> _EXERCISE INSTRUCTIONS_: Below are some records. How many of their lines contain the string "this"? Give the number only.

>> BEGIN RECORDS FOR THE TASK

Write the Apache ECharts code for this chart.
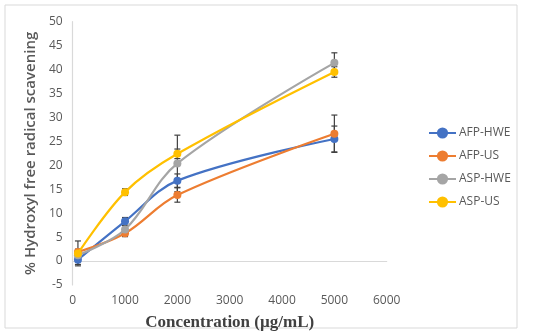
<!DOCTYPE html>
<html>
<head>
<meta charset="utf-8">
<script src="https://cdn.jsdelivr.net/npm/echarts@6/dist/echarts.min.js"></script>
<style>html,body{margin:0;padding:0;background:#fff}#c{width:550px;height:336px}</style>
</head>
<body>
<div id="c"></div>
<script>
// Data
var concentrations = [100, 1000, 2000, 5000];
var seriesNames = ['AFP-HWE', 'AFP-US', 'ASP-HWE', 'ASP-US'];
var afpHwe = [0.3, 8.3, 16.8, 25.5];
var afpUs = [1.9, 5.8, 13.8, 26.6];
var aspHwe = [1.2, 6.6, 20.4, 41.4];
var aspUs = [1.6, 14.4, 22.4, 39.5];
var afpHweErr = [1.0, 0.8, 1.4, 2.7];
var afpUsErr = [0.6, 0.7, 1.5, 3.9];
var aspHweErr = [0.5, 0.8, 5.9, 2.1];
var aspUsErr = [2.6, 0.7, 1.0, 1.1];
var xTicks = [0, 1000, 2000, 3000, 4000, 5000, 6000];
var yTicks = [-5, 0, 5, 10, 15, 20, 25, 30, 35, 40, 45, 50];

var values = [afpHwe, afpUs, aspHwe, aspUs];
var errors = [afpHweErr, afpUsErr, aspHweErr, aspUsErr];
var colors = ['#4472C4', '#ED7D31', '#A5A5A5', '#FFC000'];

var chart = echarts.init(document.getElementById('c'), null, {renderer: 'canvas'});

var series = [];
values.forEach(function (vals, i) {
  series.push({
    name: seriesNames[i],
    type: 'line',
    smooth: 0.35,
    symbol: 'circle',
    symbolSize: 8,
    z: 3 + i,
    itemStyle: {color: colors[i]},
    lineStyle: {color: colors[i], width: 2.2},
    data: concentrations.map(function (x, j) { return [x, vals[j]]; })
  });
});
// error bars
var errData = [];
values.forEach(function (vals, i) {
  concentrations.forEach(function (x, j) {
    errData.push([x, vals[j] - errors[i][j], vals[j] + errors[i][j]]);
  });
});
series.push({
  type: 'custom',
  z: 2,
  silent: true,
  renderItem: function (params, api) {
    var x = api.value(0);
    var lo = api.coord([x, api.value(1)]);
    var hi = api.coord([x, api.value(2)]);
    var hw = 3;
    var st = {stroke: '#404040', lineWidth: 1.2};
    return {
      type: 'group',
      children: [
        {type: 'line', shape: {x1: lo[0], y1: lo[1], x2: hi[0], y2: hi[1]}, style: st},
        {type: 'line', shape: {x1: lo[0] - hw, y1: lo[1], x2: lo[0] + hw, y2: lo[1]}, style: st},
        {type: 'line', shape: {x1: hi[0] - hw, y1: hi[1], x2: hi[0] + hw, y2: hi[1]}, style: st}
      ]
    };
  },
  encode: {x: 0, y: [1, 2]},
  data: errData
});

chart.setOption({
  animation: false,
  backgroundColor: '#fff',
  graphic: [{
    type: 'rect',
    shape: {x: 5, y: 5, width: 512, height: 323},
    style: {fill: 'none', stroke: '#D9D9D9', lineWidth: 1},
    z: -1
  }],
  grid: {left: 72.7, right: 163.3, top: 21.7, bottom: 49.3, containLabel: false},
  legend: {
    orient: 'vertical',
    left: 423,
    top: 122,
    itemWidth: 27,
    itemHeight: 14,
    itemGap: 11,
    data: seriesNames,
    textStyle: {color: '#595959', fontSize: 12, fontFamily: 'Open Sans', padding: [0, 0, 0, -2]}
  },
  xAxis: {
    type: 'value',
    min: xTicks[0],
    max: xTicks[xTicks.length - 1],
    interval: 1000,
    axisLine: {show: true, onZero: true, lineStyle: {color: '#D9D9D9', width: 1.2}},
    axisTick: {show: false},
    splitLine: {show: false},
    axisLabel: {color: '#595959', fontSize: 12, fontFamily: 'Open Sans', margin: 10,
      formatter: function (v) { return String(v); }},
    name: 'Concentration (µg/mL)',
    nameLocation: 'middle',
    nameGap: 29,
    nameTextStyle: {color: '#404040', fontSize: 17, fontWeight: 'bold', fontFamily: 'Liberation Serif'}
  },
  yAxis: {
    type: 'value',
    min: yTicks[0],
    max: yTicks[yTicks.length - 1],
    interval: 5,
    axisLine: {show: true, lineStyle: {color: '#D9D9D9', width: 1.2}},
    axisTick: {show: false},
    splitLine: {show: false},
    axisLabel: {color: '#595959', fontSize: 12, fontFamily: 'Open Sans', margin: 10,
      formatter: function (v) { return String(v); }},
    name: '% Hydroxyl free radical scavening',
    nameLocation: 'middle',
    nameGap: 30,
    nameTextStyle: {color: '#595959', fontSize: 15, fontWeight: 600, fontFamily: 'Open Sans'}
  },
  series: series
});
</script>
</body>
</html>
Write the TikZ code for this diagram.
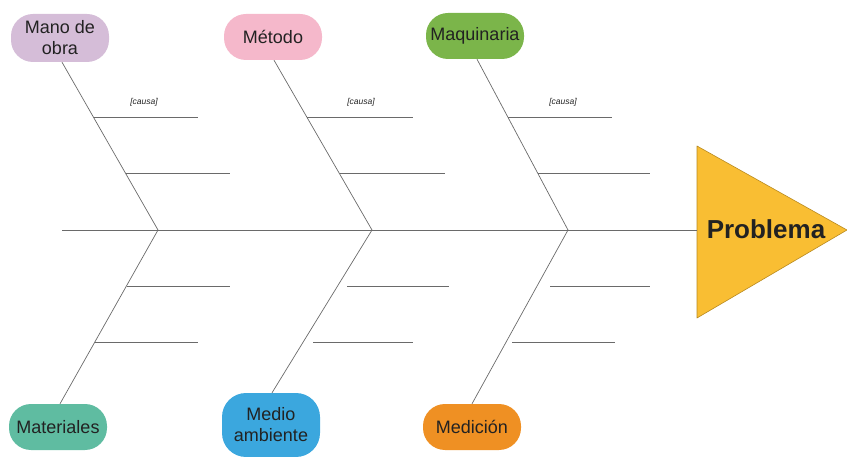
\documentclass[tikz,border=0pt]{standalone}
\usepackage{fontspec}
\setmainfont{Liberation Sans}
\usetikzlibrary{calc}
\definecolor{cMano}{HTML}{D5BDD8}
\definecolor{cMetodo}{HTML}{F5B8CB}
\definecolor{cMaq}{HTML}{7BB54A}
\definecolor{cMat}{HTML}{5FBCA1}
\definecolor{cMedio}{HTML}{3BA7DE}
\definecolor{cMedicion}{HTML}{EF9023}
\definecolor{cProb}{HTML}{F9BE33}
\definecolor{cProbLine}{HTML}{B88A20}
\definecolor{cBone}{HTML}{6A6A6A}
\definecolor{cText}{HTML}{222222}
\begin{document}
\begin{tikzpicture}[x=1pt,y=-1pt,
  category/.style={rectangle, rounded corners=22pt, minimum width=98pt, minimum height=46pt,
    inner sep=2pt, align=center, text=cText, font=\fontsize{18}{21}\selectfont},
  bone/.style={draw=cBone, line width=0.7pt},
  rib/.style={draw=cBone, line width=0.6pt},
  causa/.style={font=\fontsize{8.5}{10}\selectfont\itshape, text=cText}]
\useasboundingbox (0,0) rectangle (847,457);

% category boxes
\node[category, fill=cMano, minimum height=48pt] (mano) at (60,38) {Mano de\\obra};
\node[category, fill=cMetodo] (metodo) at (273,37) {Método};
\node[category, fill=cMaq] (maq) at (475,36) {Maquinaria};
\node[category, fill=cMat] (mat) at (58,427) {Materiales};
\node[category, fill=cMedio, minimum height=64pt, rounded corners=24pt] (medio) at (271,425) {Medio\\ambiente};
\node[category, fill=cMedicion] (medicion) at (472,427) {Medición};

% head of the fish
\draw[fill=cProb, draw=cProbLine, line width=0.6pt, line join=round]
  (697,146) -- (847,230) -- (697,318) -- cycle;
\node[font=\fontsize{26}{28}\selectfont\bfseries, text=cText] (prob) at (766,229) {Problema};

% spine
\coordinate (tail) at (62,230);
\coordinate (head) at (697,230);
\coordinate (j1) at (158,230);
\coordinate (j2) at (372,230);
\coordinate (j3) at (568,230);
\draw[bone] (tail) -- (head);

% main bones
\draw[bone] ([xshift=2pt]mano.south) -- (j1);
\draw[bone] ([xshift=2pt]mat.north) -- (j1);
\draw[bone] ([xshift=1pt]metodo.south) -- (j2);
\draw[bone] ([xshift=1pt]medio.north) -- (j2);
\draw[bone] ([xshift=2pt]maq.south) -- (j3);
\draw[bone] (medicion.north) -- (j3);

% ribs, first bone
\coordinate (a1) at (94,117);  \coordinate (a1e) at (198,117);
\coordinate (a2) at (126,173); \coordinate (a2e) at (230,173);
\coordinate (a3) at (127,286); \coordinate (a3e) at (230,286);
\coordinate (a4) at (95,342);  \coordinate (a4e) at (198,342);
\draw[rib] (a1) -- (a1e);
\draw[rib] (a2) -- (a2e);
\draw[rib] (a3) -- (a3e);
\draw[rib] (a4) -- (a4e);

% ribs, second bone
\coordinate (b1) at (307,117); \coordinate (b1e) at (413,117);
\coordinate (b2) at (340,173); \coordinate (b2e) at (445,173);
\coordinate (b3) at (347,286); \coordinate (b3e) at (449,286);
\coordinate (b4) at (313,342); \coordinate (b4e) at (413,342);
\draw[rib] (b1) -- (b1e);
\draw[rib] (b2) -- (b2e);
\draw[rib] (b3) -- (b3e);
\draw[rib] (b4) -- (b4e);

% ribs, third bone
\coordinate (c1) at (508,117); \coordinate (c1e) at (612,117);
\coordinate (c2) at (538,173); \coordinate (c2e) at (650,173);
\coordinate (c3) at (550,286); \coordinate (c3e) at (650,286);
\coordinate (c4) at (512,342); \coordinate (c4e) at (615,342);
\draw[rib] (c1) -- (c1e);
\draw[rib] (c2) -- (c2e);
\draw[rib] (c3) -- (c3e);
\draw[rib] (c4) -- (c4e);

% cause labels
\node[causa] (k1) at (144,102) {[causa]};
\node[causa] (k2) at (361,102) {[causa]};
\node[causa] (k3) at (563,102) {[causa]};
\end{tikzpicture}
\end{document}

>> END RECORDS FOR THE TASK

> _COMPLETE OUTPUT_: 2